SCGRG Early Career Events

With the success of our SCGRG Early Career Event Series in the last academic year, we are thrilled to announce the first event in our Early Career Event Series: Language and the city: Thinking through Jiehebu, with Dr Yimin Zhao, who will share their recent research and career development experience. 

In the Q&A audiences can interact with our guest to explore the event topic with tips on (early) career development, especially friendly to colleagues new to our event series and planning their research projects and/or career development.

12.00 – 12.40 GMT 13 November ONLINE

Registration: https://forms.office.com/r/atR8W6Z9FW


In this talk, Yimin will first revisit previous reflections on the “translational turn” through the Jiehebu case in Beijing, and summarise why and how our attention to the vernacular names of urban spatialities are with theoretical and epistemological significance. Instead of appealing to “ambiguous markers,” often and mainly written in English, Yimin would like to highlight the meaning of vernacular terms in doing critical urban studies – and human geography more broadly.
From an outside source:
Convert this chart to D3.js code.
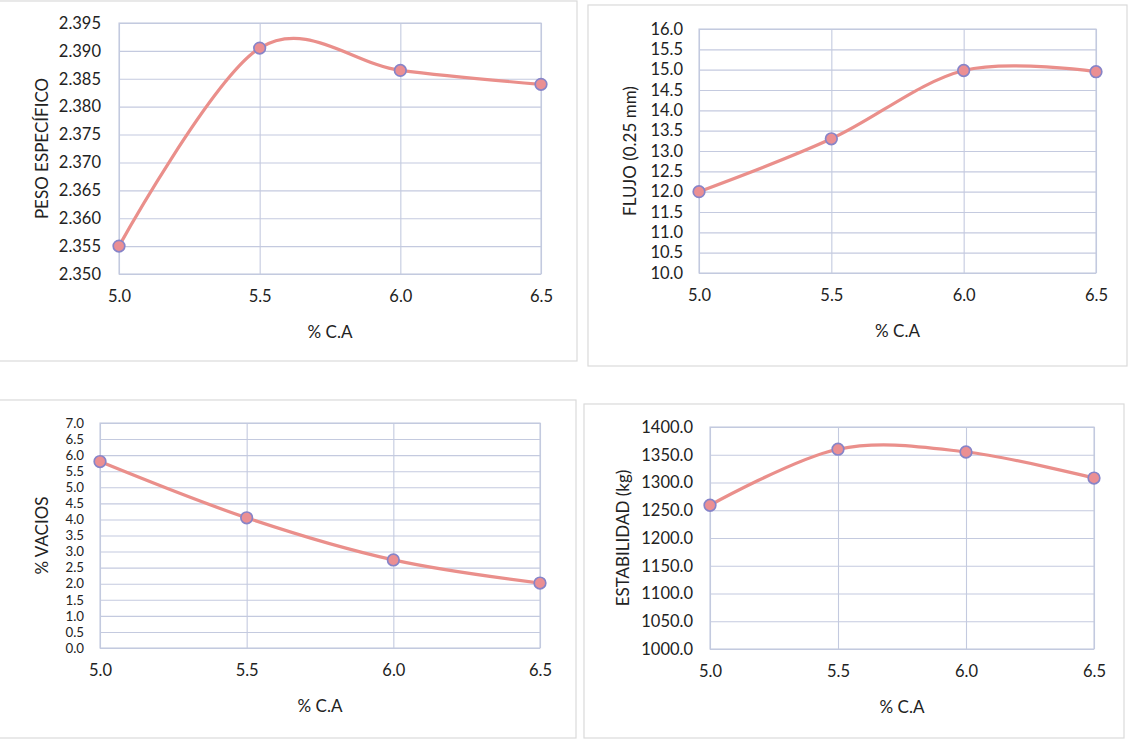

Yimin shows that we should rethink exteriority and otherness and “shape individual and collective dispositions to acknowledge the claims of others” (Barnett 2005: 5). In this regard, language embodied in the vernacular terms should be foregrounded in decolonial endeavours as a key aspect of (rethinking) subjectivity – and being.

Yimin Zhao is Assistant Professor in Department of Geography, Durham University. His research focuses on urban periphery and the state in China and East Asia, particularly through the analytical lenses of language, materiality and everyday life. After previous investigations of Beijing’s green belts and the Jiehebu area, his current research develops along two lines of inquiry, one attending to the infrastructural lives of authoritarianism and the other looking into the urban mechanisms of “Global China.” He is an editor of City, and a corresponding editor of International Journal of Urban and Regional Research.